(Entries with chart source code):
>>>
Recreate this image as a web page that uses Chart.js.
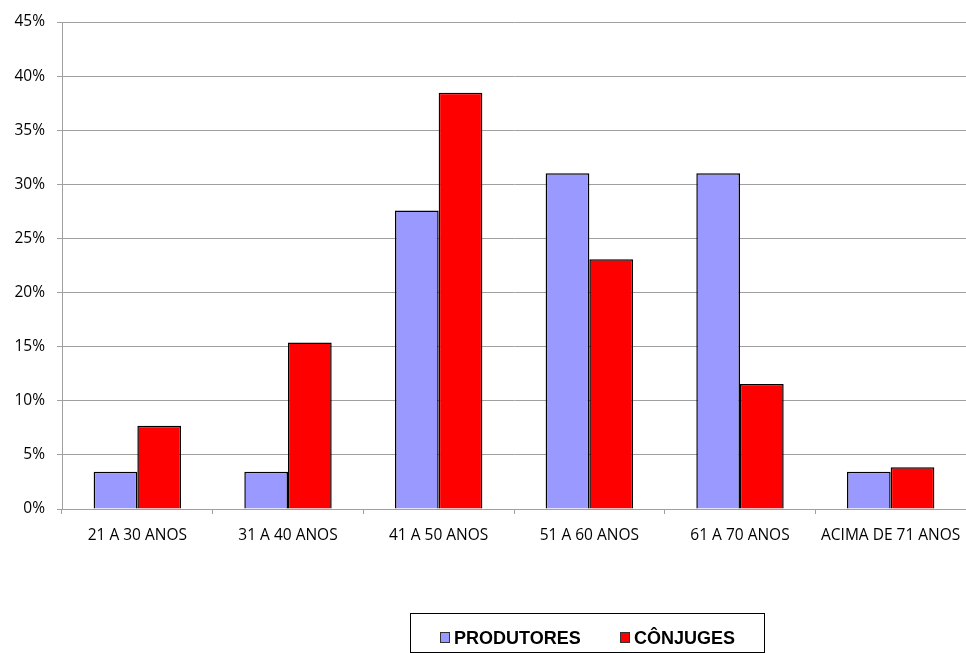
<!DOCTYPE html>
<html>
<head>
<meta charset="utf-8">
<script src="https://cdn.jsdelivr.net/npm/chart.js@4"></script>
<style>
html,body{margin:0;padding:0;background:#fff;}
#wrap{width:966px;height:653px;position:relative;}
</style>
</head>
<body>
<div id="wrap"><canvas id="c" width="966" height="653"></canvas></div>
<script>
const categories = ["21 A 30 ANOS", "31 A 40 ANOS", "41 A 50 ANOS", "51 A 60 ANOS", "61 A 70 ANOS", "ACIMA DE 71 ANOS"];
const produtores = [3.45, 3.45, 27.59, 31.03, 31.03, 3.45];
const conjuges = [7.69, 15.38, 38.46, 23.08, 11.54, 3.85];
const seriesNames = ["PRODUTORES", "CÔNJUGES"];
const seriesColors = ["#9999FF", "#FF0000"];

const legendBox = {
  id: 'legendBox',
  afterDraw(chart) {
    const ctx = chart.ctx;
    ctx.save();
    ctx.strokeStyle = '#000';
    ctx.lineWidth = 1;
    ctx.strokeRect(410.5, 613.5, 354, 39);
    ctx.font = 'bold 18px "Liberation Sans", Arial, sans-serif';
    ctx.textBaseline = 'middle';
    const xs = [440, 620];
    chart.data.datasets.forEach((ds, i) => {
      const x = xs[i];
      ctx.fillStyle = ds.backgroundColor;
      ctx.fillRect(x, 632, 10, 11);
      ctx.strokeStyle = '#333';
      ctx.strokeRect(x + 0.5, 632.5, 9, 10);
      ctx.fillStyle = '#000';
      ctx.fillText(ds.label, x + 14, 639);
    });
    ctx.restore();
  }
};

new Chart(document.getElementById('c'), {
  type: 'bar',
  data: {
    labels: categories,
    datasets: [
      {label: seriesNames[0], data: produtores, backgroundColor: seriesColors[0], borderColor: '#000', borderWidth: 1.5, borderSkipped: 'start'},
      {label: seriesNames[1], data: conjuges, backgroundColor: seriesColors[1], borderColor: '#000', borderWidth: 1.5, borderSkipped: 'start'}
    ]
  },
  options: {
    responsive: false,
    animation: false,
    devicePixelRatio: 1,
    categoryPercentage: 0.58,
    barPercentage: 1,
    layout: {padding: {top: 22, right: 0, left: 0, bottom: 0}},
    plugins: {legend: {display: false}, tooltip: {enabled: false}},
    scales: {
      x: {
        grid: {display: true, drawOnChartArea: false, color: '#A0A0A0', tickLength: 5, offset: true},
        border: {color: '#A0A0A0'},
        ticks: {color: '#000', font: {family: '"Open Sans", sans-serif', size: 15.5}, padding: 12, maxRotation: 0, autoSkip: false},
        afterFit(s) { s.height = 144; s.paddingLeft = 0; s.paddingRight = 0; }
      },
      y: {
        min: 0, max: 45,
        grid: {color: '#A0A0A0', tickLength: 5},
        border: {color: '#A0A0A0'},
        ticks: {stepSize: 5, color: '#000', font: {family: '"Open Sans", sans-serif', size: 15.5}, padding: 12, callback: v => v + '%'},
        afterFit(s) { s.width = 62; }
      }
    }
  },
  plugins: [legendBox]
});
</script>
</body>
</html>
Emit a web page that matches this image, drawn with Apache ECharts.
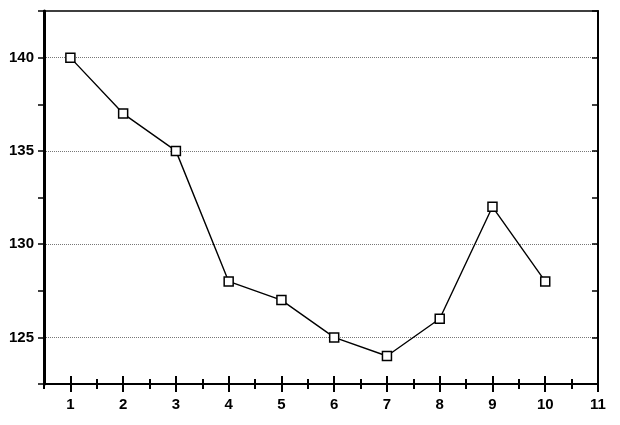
<<<
(Goal): Transcribe the entries above verbatim, omitting their pictures.

(Result below):
Recreate this image as a web page that uses Chart.js.
<!DOCTYPE html>
<html>
<head>
<meta charset="utf-8">
<script src="https://cdn.jsdelivr.net/npm/chart.js@4"></script>
<style>
html,body{margin:0;padding:0;background:#fff;}
#wrap{width:966px;height:653px;position:relative;}
</style>
</head>
<body>
<div id="wrap"><canvas id="c" width="966" height="653"></canvas></div>
<script>
const categories = ["21 A 30 ANOS", "31 A 40 ANOS", "41 A 50 ANOS", "51 A 60 ANOS", "61 A 70 ANOS", "ACIMA DE 71 ANOS"];
const produtores = [3.45, 3.45, 27.59, 31.03, 31.03, 3.45];
const conjuges = [7.69, 15.38, 38.46, 23.08, 11.54, 3.85];
const seriesNames = ["PRODUTORES", "CÔNJUGES"];
const seriesColors = ["#9999FF", "#FF0000"];

const legendBox = {
  id: 'legendBox',
  afterDraw(chart) {
    const ctx = chart.ctx;
    ctx.save();
    ctx.strokeStyle = '#000';
    ctx.lineWidth = 1;
    ctx.strokeRect(410.5, 613.5, 354, 39);
    ctx.font = 'bold 18px "Liberation Sans", Arial, sans-serif';
    ctx.textBaseline = 'middle';
    const xs = [440, 620];
    chart.data.datasets.forEach((ds, i) => {
      const x = xs[i];
      ctx.fillStyle = ds.backgroundColor;
      ctx.fillRect(x, 632, 10, 11);
      ctx.strokeStyle = '#333';
      ctx.strokeRect(x + 0.5, 632.5, 9, 10);
      ctx.fillStyle = '#000';
      ctx.fillText(ds.label, x + 14, 639);
    });
    ctx.restore();
  }
};

new Chart(document.getElementById('c'), {
  type: 'bar',
  data: {
    labels: categories,
    datasets: [
      {label: seriesNames[0], data: produtores, backgroundColor: seriesColors[0], borderColor: '#000', borderWidth: 1.5, borderSkipped: 'start'},
      {label: seriesNames[1], data: conjuges, backgroundColor: seriesColors[1], borderColor: '#000', borderWidth: 1.5, borderSkipped: 'start'}
    ]
  },
  options: {
    responsive: false,
    animation: false,
    devicePixelRatio: 1,
    categoryPercentage: 0.58,
    barPercentage: 1,
    layout: {padding: {top: 22, right: 0, left: 0, bottom: 0}},
    plugins: {legend: {display: false}, tooltip: {enabled: false}},
    scales: {
      x: {
        grid: {display: true, drawOnChartArea: false, color: '#A0A0A0', tickLength: 5, offset: true},
        border: {color: '#A0A0A0'},
        ticks: {color: '#000', font: {family: '"Open Sans", sans-serif', size: 15.5}, padding: 12, maxRotation: 0, autoSkip: false},
        afterFit(s) { s.height = 144; s.paddingLeft = 0; s.paddingRight = 0; }
      },
      y: {
        min: 0, max: 45,
        grid: {color: '#A0A0A0', tickLength: 5},
        border: {color: '#A0A0A0'},
        ticks: {stepSize: 5, color: '#000', font: {family: '"Open Sans", sans-serif', size: 15.5}, padding: 12, callback: v => v + '%'},
        afterFit(s) { s.width = 62; }
      }
    }
  },
  plugins: [legendBox]
});
</script>
</body>
</html>
Emit a web page that matches this image, drawn with Apache ECharts.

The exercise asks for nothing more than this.